PROBLEM TO WORK ON ->
Gather all lines in the data that hold the string "this".
# start of PROVIDED RECORDS
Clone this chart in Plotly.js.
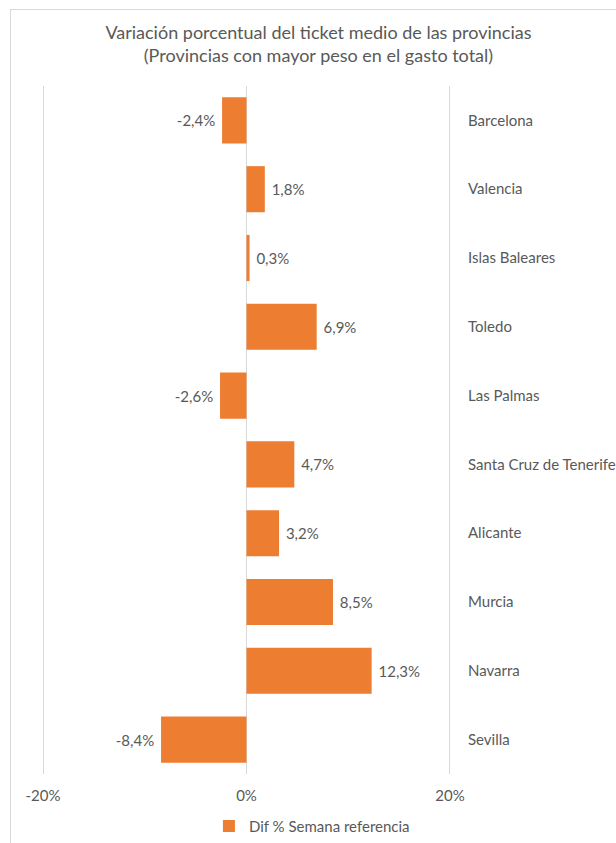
# end of PROVIDED RECORDS
# start of PROVIDED RECORDS
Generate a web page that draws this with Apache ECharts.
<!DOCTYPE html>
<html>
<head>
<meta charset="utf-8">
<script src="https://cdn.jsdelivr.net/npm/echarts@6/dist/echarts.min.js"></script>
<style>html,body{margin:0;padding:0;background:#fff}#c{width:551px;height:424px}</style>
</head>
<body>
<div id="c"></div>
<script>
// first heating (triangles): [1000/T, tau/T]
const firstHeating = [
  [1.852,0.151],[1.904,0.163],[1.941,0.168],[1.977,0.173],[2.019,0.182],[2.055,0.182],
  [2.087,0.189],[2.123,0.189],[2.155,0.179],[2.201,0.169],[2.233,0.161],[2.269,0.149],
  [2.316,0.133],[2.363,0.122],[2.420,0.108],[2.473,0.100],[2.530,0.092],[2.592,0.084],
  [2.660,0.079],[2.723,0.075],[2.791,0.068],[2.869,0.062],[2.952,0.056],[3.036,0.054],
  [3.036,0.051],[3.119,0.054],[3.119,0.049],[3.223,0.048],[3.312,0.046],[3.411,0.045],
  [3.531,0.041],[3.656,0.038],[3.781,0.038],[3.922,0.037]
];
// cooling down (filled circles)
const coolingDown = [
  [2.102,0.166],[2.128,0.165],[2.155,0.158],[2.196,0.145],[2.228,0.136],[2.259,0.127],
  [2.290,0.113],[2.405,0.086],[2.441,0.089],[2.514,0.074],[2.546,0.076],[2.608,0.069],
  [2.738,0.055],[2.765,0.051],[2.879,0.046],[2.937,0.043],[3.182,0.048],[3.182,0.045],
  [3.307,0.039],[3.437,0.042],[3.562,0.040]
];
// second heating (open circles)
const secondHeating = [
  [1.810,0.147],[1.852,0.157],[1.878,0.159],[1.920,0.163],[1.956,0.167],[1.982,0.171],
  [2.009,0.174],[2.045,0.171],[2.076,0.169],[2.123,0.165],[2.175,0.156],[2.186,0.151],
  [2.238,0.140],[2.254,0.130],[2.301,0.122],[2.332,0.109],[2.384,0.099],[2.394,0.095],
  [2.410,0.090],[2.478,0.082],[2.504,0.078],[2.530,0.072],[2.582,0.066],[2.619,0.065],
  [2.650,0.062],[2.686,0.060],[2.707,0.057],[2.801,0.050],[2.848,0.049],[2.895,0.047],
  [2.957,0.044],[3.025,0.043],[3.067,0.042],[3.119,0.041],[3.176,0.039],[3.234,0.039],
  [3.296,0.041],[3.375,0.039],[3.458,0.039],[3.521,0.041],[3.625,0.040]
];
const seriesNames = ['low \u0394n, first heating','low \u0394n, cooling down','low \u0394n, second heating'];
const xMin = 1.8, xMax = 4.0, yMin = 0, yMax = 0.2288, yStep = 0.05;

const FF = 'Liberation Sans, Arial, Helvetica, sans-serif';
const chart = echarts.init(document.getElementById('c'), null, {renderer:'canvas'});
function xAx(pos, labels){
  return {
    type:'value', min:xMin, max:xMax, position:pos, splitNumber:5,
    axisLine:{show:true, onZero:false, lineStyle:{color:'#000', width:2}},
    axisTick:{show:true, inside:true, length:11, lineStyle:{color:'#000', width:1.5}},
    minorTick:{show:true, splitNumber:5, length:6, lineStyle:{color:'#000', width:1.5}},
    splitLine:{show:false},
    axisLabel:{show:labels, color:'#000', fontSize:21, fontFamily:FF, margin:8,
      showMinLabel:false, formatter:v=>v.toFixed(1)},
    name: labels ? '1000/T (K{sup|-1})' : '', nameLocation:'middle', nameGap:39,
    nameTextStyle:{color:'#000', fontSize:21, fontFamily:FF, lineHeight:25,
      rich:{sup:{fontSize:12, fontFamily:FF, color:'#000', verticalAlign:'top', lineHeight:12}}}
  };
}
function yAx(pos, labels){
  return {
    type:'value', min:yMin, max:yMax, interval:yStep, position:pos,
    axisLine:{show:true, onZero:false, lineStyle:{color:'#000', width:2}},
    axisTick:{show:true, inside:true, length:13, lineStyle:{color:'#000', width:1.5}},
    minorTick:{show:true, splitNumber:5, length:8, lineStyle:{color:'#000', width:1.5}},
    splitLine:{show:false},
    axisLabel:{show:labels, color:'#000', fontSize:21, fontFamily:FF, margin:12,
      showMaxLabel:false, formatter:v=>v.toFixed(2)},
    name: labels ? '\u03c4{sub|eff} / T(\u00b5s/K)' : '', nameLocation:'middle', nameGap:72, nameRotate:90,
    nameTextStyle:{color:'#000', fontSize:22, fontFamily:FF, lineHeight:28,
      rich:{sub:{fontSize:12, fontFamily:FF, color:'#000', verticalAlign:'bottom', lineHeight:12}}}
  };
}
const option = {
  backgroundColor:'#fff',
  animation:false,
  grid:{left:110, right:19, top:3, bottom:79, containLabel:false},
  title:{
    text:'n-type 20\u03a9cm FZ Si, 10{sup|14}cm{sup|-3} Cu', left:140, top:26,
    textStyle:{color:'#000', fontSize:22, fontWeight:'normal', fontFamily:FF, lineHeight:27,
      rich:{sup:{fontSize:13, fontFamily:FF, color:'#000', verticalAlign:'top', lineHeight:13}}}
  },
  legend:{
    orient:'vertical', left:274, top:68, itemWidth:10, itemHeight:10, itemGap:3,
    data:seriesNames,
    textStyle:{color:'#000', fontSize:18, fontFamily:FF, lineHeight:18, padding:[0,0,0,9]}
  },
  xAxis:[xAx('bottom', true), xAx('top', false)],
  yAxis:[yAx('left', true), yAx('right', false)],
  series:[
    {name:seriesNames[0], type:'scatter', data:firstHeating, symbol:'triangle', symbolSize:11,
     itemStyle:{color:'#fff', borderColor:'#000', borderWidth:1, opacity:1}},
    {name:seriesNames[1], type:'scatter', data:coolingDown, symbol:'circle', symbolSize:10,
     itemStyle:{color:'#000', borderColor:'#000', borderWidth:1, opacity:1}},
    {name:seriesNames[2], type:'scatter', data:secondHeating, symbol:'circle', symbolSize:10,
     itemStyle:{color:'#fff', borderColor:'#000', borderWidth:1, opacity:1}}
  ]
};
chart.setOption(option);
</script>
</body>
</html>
# end of PROVIDED RECORDS
# start of PROVIDED RECORDS
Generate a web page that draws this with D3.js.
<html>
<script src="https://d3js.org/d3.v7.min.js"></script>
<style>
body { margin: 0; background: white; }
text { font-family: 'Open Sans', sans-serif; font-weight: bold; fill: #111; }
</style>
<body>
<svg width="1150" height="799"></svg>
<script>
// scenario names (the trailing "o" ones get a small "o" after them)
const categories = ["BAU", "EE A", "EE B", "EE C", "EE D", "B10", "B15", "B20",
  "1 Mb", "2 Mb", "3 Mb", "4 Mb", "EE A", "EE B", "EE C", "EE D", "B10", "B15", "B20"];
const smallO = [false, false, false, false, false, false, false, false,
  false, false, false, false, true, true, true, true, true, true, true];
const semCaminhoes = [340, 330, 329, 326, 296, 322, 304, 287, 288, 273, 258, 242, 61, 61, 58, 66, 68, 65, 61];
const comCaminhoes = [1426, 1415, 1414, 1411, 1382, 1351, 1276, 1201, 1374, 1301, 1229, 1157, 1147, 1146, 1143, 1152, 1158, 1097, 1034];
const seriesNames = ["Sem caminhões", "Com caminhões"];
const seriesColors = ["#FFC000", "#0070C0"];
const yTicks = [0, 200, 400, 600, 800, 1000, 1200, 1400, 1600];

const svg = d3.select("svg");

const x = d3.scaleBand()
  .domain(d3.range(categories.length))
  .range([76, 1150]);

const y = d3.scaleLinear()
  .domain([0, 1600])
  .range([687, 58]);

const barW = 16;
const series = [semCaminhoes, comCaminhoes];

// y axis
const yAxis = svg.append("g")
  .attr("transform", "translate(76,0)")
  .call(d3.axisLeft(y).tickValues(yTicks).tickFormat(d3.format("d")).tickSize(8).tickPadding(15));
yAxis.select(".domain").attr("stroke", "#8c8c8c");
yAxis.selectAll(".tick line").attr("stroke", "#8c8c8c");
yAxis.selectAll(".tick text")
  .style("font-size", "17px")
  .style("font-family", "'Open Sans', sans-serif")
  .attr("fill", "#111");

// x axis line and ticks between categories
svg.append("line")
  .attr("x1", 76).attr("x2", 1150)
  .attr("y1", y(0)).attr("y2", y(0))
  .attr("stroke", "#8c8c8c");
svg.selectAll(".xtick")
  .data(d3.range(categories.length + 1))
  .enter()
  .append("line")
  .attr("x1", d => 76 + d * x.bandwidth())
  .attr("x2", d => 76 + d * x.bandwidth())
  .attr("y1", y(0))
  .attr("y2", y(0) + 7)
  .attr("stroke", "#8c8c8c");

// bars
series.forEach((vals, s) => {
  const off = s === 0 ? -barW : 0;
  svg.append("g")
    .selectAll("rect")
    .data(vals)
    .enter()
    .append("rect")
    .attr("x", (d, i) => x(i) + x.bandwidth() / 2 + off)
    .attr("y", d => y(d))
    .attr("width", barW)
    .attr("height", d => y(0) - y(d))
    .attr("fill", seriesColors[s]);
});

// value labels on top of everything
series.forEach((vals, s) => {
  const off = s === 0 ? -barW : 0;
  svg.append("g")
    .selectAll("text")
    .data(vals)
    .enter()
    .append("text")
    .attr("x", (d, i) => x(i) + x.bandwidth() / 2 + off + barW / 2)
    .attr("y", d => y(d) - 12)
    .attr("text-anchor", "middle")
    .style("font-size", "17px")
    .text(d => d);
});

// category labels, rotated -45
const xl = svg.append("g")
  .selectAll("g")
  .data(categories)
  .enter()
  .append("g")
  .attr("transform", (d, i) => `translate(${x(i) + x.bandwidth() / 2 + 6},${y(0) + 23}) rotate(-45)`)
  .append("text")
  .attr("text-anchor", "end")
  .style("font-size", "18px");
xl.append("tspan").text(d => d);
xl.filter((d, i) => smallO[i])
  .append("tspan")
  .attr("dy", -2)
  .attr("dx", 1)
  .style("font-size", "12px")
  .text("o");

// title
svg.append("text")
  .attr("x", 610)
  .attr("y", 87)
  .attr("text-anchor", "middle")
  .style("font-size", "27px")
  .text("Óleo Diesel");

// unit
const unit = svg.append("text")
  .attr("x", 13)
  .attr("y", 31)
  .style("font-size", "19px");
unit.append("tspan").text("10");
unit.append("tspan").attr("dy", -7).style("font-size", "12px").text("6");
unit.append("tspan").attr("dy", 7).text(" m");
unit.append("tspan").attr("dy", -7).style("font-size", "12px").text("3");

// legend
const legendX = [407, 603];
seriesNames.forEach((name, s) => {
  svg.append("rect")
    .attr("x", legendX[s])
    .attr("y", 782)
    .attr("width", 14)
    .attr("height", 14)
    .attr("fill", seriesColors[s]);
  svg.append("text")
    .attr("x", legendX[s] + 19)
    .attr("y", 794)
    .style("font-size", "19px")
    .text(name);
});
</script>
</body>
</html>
# end of PROVIDED RECORDS
ANSWER TO THE EXERCISE ->
Clone this chart in Plotly.js.
Generate a web page that draws this with Apache ECharts.
Generate a web page that draws this with D3.js.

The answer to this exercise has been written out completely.